| Written request |
Leave out the pictures, then reproduce the rest of the material exactly.

----------------

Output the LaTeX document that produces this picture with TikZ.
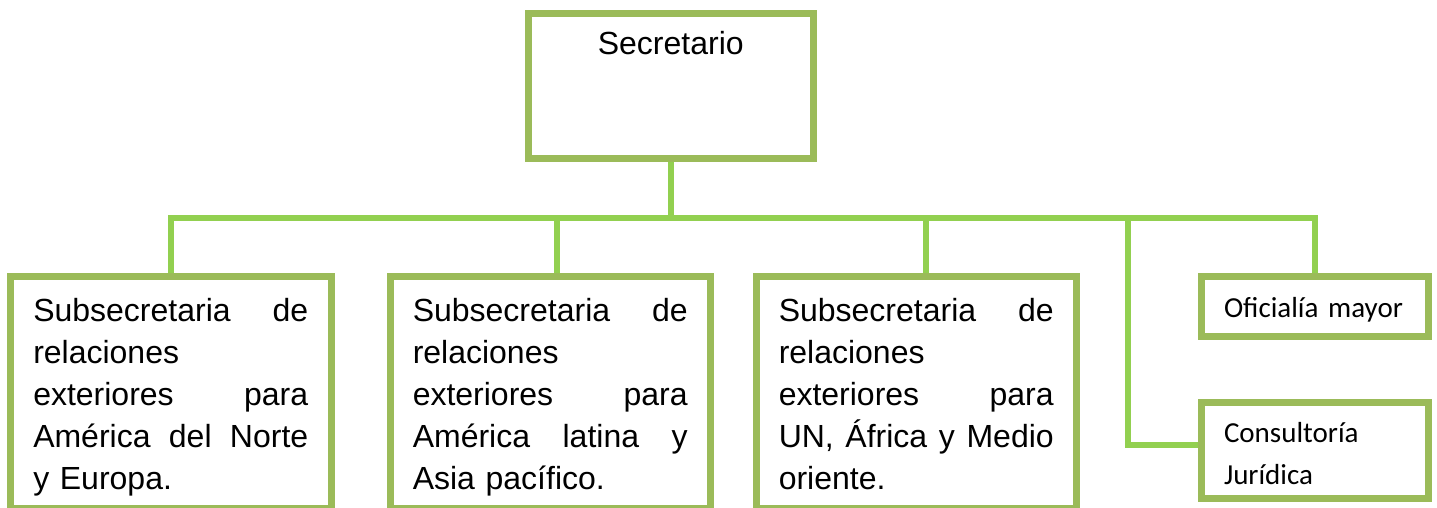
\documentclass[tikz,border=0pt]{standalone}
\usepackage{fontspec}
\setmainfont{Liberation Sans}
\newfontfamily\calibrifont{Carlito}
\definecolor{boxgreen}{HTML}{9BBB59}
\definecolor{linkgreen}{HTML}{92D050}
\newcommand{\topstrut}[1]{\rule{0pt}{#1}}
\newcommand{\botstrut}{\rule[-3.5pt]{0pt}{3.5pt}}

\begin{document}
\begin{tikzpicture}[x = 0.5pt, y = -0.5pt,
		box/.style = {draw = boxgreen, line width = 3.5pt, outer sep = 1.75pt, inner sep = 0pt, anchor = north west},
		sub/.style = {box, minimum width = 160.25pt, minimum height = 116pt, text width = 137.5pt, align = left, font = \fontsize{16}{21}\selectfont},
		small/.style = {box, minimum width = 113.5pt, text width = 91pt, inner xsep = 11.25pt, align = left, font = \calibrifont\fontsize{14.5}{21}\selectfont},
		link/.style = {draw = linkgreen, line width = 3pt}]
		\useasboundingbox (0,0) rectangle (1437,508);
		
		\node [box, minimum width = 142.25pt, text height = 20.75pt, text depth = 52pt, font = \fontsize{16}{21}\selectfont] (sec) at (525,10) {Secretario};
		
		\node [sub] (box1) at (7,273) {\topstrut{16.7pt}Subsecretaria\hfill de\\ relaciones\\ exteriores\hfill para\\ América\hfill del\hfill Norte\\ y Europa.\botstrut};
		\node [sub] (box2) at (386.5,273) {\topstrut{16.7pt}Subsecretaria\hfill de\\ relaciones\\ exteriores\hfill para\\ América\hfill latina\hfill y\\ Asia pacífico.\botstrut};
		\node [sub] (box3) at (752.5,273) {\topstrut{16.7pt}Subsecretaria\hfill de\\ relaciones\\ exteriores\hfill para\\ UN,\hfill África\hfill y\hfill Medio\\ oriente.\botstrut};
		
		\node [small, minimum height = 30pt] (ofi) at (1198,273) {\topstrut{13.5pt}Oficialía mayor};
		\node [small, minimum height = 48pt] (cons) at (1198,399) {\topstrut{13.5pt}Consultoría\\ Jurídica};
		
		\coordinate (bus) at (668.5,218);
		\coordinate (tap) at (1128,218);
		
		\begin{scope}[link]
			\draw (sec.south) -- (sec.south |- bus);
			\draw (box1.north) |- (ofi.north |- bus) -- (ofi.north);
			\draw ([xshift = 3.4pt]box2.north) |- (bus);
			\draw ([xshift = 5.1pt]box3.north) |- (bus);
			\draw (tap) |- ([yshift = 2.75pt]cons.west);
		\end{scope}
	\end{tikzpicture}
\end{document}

----------------

| Output below |
Output the LaTeX document that produces this picture with TikZ.
\documentclass[tikz,border=0pt]{standalone}
\usepackage{fontspec}
\setmainfont{Liberation Sans}
\newfontfamily\calibrifont{Carlito}
\definecolor{boxgreen}{HTML}{9BBB59}
\definecolor{linkgreen}{HTML}{92D050}
\newcommand{\topstrut}[1]{\rule{0pt}{#1}}
\newcommand{\botstrut}{\rule[-3.5pt]{0pt}{3.5pt}}

\begin{document}
\begin{tikzpicture}[x = 0.5pt, y = -0.5pt,
		box/.style = {draw = boxgreen, line width = 3.5pt, outer sep = 1.75pt, inner sep = 0pt, anchor = north west},
		sub/.style = {box, minimum width = 160.25pt, minimum height = 116pt, text width = 137.5pt, align = left, font = \fontsize{16}{21}\selectfont},
		small/.style = {box, minimum width = 113.5pt, text width = 91pt, inner xsep = 11.25pt, align = left, font = \calibrifont\fontsize{14.5}{21}\selectfont},
		link/.style = {draw = linkgreen, line width = 3pt}]
		\useasboundingbox (0,0) rectangle (1437,508);
		
		\node [box, minimum width = 142.25pt, text height = 20.75pt, text depth = 52pt, font = \fontsize{16}{21}\selectfont] (sec) at (525,10) {Secretario};
		
		\node [sub] (box1) at (7,273) {\topstrut{16.7pt}Subsecretaria\hfill de\\ relaciones\\ exteriores\hfill para\\ América\hfill del\hfill Norte\\ y Europa.\botstrut};
		\node [sub] (box2) at (386.5,273) {\topstrut{16.7pt}Subsecretaria\hfill de\\ relaciones\\ exteriores\hfill para\\ América\hfill latina\hfill y\\ Asia pacífico.\botstrut};
		\node [sub] (box3) at (752.5,273) {\topstrut{16.7pt}Subsecretaria\hfill de\\ relaciones\\ exteriores\hfill para\\ UN,\hfill África\hfill y\hfill Medio\\ oriente.\botstrut};
		
		\node [small, minimum height = 30pt] (ofi) at (1198,273) {\topstrut{13.5pt}Oficialía mayor};
		\node [small, minimum height = 48pt] (cons) at (1198,399) {\topstrut{13.5pt}Consultoría\\ Jurídica};
		
		\coordinate (bus) at (668.5,218);
		\coordinate (tap) at (1128,218);
		
		\begin{scope}[link]
			\draw (sec.south) -- (sec.south |- bus);
			\draw (box1.north) |- (ofi.north |- bus) -- (ofi.north);
			\draw ([xshift = 3.4pt]box2.north) |- (bus);
			\draw ([xshift = 5.1pt]box3.north) |- (bus);
			\draw (tap) |- ([yshift = 2.75pt]cons.west);
		\end{scope}
	\end{tikzpicture}
\end{document}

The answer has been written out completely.